Imagine if each time your wages were deposited in your bank account, your employer deducted a fee of 1.5% to 5% to provide the money electronically. That, increasingly, is what health insurers are imposing on doctors. Many insurers, after whittling down physicians' reimbursements, now take an additional cut if the doctor prefers — as almost all do — to receive funds electronically rather than via a paper check.

 

Such fees have become routine in American health care in recent years, according to an investigation by ProPublica published on Monday, and some medical clinics say they'll seek to pass those costs on to patients. Almost 60% of medical practices said they were compelled to pay fees for electronic payment at least some of the time, according to a 2021 survey.

 

With more than $2 trillion a year of medical claims paid electronically, these fees likely add up to billions of dollars that could be spent on care but instead are going to insurers and middlemen.

 

Congress had intended the opposite to happen. When lawmakers passed the Affordable Care Act in 2010, they encouraged the use of electronic payments in health care.

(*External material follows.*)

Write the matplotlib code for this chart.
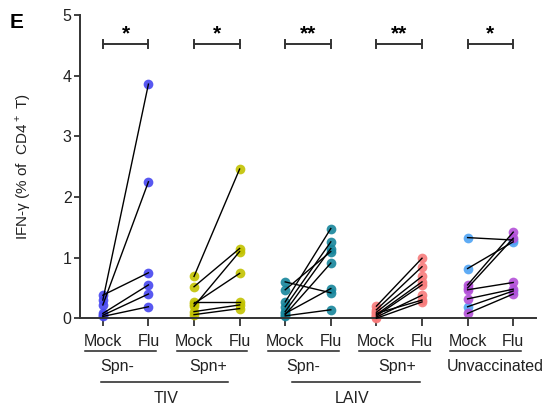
import matplotlib
matplotlib.use("Agg")
import matplotlib.pyplot as plt

plt.rcParams['font.family'] = ['Liberation Sans', 'DejaVu Sans']
plt.rcParams['mathtext.fontset'] = 'custom'
plt.rcParams['mathtext.rm'] = 'Liberation Sans'

# paired samples: mock vs flu stimulation, IFN-g (% of CD4+ T)
tiv_neg_mock = [0.30, 0.22, 0.38, 0.08, 0.05, 0.03]
tiv_neg_flu = [3.86, 2.25, 0.75, 0.55, 0.40, 0.19]

tiv_pos_mock = [0.69, 0.52, 0.20, 0.24, 0.27, 0.11, 0.06]
tiv_pos_flu = [2.46, 1.15, 1.10, 0.74, 0.27, 0.22, 0.16]

laiv_neg_mock = [0.60, 0.47, 0.27, 0.19, 0.11, 0.06, 0.08, 0.04]
laiv_neg_flu = [0.42, 1.10, 1.48, 1.26, 1.15, 0.91, 0.49, 0.14]

laiv_pos_mock = [0.20, 0.14, 0.10, 0.06, 0.04, 0.02, 0.08, 0.00]
laiv_pos_flu = [0.99, 0.85, 0.69, 0.60, 0.55, 0.38, 0.30, 0.27]

unvac_mock = [1.33, 0.82, 0.19, 0.55, 0.50, 0.47, 0.32, 0.08]
unvac_flu = [1.29, 1.26, 0.45, 1.42, 1.32, 0.59, 0.48, 0.40]
unvac_colors = ['#4ea3f4', '#4ea3f4', '#4ea3f4',
                '#b34fd8', '#b34fd8', '#b34fd8', '#b34fd8', '#b34fd8']

group_colors = ['#4646f0', '#c2c200', '#16859b', '#f77b7b']
stars = ['*', '*', '**', '**', '*']
tick_labels = ['Mock', 'Flu'] * 5
sub_labels = ['Spn-', 'Spn+', 'Spn-', 'Spn+', 'Unvaccinated']
sub_label_x = [0.31, 2.32, 4.39, 6.46, 8.6]
vaccines = ['TIV', 'LAIV']

groups = [(tiv_neg_mock, tiv_neg_flu), (tiv_pos_mock, tiv_pos_flu),
          (laiv_neg_mock, laiv_neg_flu), (laiv_pos_mock, laiv_pos_flu)]

fig = plt.figure(figsize=(5.47, 4.08), dpi=100)
ax = fig.add_axes([0.1463, 0.2199, 0.8336, 0.7434])

dark = '#222222'
ms = 7

for i, (mock, flu) in enumerate(groups):
    x0 = 2 * i
    for m, f in zip(mock, flu):
        ax.plot([x0, x0 + 1], [m, f], color='black', lw=1, zorder=3,
                clip_on=False)
    ax.plot([x0] * len(mock), mock, 'o', color=group_colors[i], ms=ms,
            mec='none', alpha=0.9, zorder=2, clip_on=False)
    ax.plot([x0 + 1] * len(flu), flu, 'o', color=group_colors[i], ms=ms,
            mec='none', alpha=0.9, zorder=2, clip_on=False)

for m, f, c in zip(unvac_mock, unvac_flu, unvac_colors):
    ax.plot([8, 9], [m, f], color='black', lw=1, zorder=3, clip_on=False)
    ax.plot([8, 9], [m, f], 'o', color=c, ms=ms, mec='none', alpha=0.9,
            zorder=2, clip_on=False)

# significance brackets
for i, s in enumerate(stars):
    x0 = 2 * i
    ax.plot([x0, x0 + 1], [4.52, 4.52], color='#333333', lw=1.4)
    for xx in (x0, x0 + 1):
        ax.plot([xx, xx], [4.45, 4.59], color='#333333', lw=1.4)
    ax.text(x0 + 0.5, 4.6, s, ha='center', va='baseline', fontsize=15,
            fontweight='bold', color='black')

ax.set_xlim(-0.5, 9.5)
ax.set_ylim(0, 5)
ax.set_yticks(range(6))
ax.set_xticks(range(10))
ax.set_xticklabels(tick_labels, fontsize=11.5, color=dark)
ax.tick_params(axis='y', labelsize=11.5, labelcolor=dark, length=4,
               width=1.3, color='#333333', pad=2)
ax.tick_params(axis='x', length=6, width=1.3, color='#333333', pad=5)
for side in ('top', 'right'):
    ax.spines[side].set_visible(False)
for side in ('left', 'bottom'):
    ax.spines[side].set_color('#333333')
    ax.spines[side].set_linewidth(1.4)

ax.set_ylabel('IFN-\u03b3 (% of  CD4$^+$ T)', fontsize=11, color=dark)
ax.yaxis.set_label_coords(-0.103, 0.5)

# group labels under the axis
tr = ax.get_xaxis_transform()
for i, (lab, lx) in enumerate(zip(sub_labels, sub_label_x)):
    x0 = 2 * i
    ax.plot([x0 - 0.38, x0 + 1.17], [-0.108, -0.108], color=dark, lw=1.1,
            transform=tr, clip_on=False)
    ax.text(lx, -0.16, lab, transform=tr, ha='center', va='center',
            fontsize=11.5, color=dark)

for (xa, xb), xt, lab in zip([(-0.04, 2.75), (4.15, 6.96)], [1.38, 5.47],
                             vaccines):
    ax.plot([xa, xb], [-0.209, -0.209], color=dark, lw=1.1, transform=tr,
            clip_on=False)
    ax.text(xt, -0.263, lab, transform=tr, ha='center', va='center',
            fontsize=11.5, color=dark)

fig.text(10 / 547, 1 - 28 / 408, 'E', fontsize=15, fontweight='bold',
         ha='left', va='baseline')

fig.savefig('out.png', dpi=100)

Direct deposits are faster and easier to process than checks, requiring less labor for doctors and insurers alike. "The idea was to lower costs," says Robert Tennant of the Workgroup for Electronic Data Interchange, an industry group that advises the federal government.

 

When the Centers for Medicare & Medicaid Services created rules for electronic payments in 2012, the agency predicted that shifting from paper to electronic billing would save $3 billion to $4.5 billion over 10 years.